§ DATA IN THIS EXERCISE
┄┄┄┄┄┄┄┄┄┄
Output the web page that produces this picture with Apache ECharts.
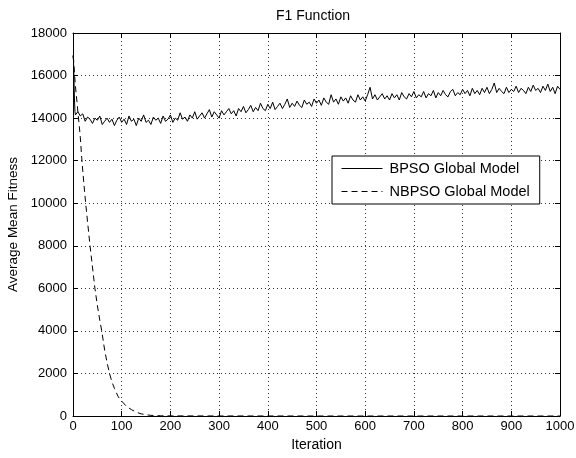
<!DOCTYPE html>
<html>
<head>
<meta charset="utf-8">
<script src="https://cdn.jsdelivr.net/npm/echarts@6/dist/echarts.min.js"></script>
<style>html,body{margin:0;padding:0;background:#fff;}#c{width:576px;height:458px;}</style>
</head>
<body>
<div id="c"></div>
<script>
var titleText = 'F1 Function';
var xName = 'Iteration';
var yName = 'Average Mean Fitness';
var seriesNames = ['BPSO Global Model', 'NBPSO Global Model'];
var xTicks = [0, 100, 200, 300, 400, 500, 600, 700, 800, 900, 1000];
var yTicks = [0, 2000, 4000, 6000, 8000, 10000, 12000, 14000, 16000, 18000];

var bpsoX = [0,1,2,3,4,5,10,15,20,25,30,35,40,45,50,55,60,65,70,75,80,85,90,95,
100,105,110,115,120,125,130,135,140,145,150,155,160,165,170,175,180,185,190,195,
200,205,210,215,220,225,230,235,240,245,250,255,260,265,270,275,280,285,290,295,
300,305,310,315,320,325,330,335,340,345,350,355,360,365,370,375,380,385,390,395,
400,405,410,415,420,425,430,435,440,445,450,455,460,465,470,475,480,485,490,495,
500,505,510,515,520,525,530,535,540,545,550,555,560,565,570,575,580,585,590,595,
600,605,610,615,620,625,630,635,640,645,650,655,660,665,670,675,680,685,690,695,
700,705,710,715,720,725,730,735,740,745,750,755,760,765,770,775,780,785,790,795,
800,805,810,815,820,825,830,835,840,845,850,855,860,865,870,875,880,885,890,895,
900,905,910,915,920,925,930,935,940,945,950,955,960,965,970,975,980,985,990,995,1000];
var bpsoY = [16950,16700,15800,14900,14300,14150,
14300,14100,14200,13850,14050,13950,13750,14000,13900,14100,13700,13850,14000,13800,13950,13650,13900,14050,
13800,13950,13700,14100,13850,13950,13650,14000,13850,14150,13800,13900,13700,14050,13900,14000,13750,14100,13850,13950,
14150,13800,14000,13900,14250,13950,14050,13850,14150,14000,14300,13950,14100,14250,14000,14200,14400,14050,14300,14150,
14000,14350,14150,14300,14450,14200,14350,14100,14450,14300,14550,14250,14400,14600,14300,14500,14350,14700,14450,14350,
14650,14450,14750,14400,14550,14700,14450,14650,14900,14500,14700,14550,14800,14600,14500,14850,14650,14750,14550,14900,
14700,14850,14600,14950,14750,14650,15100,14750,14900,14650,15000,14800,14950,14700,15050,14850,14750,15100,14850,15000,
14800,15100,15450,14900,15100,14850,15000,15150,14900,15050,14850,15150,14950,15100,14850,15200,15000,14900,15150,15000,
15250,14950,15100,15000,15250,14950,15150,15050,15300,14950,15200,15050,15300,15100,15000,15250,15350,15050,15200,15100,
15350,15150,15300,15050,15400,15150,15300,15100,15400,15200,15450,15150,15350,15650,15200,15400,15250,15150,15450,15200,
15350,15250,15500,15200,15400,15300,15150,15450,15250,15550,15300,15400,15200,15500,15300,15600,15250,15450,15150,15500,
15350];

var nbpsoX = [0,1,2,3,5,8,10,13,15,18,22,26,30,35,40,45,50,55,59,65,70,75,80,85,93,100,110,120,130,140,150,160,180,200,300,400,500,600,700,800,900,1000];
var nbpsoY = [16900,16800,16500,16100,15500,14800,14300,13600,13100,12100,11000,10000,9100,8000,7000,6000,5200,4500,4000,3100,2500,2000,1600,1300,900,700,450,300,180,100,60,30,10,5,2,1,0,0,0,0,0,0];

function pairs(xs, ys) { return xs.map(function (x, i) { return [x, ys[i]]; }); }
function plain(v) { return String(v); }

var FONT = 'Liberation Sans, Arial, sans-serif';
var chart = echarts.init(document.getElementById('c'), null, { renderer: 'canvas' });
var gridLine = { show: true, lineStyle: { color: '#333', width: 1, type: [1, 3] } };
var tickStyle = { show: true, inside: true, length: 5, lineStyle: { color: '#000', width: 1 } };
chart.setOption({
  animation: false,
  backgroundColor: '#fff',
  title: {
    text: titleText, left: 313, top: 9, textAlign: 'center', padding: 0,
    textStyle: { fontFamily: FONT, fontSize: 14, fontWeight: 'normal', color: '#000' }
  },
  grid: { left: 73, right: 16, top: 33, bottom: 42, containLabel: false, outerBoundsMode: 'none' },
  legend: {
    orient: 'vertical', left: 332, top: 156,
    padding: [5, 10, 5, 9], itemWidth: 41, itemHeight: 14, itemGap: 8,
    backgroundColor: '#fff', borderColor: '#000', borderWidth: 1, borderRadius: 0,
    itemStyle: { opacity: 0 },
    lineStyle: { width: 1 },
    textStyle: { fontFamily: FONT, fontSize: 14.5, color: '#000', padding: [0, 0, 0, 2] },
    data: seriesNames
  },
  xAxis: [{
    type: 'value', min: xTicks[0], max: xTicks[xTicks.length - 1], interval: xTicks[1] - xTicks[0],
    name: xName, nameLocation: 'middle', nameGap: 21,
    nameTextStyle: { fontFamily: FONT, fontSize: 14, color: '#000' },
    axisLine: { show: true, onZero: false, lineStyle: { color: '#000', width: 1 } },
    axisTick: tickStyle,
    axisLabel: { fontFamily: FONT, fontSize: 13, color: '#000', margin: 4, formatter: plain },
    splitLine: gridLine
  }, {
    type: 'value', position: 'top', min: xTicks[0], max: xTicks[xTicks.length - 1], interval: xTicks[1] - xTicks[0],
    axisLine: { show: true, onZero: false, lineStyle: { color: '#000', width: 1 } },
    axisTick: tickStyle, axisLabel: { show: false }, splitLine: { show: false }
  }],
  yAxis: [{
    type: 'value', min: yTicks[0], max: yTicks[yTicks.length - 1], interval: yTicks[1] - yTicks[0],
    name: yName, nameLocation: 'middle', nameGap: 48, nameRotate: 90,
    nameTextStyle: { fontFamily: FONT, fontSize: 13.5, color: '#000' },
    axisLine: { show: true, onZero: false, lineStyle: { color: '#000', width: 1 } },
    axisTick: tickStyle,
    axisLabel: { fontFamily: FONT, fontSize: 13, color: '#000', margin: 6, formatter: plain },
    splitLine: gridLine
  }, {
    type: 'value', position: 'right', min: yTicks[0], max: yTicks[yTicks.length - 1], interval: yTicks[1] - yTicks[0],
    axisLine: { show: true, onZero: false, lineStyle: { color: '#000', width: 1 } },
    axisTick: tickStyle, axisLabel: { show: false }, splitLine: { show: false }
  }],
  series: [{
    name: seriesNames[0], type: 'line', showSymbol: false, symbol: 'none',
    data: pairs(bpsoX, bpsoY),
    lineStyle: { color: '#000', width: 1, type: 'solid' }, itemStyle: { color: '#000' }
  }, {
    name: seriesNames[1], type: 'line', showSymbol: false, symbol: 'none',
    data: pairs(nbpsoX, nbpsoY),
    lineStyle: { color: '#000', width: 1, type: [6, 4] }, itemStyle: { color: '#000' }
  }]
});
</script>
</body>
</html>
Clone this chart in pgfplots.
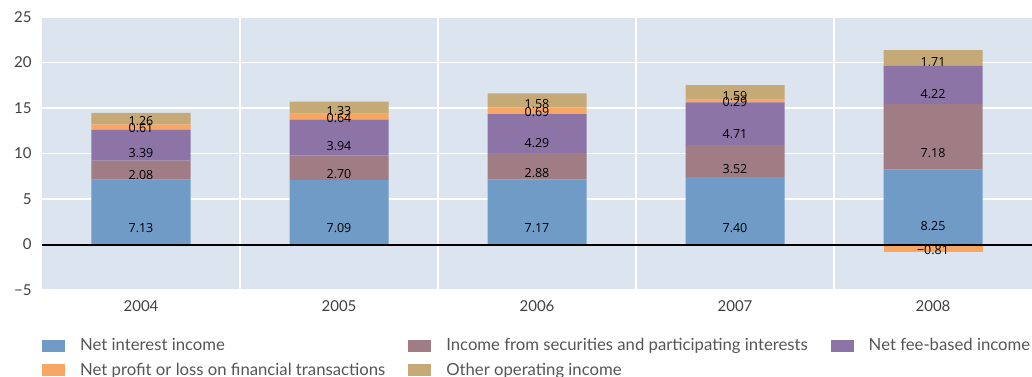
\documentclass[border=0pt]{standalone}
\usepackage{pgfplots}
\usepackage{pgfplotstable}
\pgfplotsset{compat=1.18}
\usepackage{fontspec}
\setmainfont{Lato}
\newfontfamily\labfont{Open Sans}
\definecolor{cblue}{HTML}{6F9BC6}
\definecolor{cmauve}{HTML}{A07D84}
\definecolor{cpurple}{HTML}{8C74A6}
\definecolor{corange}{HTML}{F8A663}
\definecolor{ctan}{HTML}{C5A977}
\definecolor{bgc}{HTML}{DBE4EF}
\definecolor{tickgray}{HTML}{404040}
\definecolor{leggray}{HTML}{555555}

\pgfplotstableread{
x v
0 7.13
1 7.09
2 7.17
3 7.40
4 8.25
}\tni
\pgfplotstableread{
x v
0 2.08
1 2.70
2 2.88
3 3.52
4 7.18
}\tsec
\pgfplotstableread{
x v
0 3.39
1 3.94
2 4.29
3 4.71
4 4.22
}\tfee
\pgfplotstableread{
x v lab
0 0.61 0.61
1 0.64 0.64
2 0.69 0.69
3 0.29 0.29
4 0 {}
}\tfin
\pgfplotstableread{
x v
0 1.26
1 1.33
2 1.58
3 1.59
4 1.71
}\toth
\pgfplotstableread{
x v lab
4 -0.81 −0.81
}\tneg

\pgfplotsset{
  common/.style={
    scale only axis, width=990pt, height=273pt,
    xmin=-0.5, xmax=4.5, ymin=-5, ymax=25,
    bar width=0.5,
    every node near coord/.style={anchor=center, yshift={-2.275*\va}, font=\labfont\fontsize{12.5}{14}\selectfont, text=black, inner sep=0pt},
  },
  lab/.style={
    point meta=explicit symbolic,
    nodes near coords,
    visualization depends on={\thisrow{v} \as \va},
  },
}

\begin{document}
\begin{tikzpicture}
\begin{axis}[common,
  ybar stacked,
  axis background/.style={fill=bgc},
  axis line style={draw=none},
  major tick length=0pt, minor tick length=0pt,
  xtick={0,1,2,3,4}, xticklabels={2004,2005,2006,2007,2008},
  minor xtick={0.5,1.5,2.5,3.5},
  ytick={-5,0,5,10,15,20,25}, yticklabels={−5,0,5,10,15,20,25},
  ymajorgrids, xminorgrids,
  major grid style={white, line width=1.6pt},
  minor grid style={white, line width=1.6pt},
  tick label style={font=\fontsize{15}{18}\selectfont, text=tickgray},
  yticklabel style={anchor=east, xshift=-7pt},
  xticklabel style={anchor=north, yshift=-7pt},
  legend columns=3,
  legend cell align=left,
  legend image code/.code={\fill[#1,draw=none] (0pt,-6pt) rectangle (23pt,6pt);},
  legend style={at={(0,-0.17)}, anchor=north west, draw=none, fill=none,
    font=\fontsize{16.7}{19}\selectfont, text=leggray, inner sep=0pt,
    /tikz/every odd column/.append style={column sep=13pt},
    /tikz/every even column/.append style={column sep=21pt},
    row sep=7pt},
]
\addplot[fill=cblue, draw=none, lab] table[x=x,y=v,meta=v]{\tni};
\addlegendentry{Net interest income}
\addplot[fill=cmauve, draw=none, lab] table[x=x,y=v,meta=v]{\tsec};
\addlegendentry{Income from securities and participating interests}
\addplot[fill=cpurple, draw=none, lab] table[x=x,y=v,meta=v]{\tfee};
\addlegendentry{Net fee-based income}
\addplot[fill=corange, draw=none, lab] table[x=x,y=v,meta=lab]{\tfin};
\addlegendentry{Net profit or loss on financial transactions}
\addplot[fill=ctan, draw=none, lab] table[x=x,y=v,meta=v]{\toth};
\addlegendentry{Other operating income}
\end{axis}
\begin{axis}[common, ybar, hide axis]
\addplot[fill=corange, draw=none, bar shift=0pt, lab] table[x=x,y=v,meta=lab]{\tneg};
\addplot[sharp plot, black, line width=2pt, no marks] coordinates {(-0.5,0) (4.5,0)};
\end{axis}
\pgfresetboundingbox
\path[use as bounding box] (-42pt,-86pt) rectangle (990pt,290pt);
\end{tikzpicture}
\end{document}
┄┄┄┄┄┄┄┄┄┄
§ WORK TO DO
Without the pictures, return the listing above from its first line through the line that has "14000, 16000, 18000];".

§ REPLY
Output the web page that produces this picture with Apache ECharts.
<!DOCTYPE html>
<html>
<head>
<meta charset="utf-8">
<script src="https://cdn.jsdelivr.net/npm/echarts@6/dist/echarts.min.js"></script>
<style>html,body{margin:0;padding:0;background:#fff;}#c{width:576px;height:458px;}</style>
</head>
<body>
<div id="c"></div>
<script>
var titleText = 'F1 Function';
var xName = 'Iteration';
var yName = 'Average Mean Fitness';
var seriesNames = ['BPSO Global Model', 'NBPSO Global Model'];
var xTicks = [0, 100, 200, 300, 400, 500, 600, 700, 800, 900, 1000];
var yTicks = [0, 2000, 4000, 6000, 8000, 10000, 12000, 14000, 16000, 18000];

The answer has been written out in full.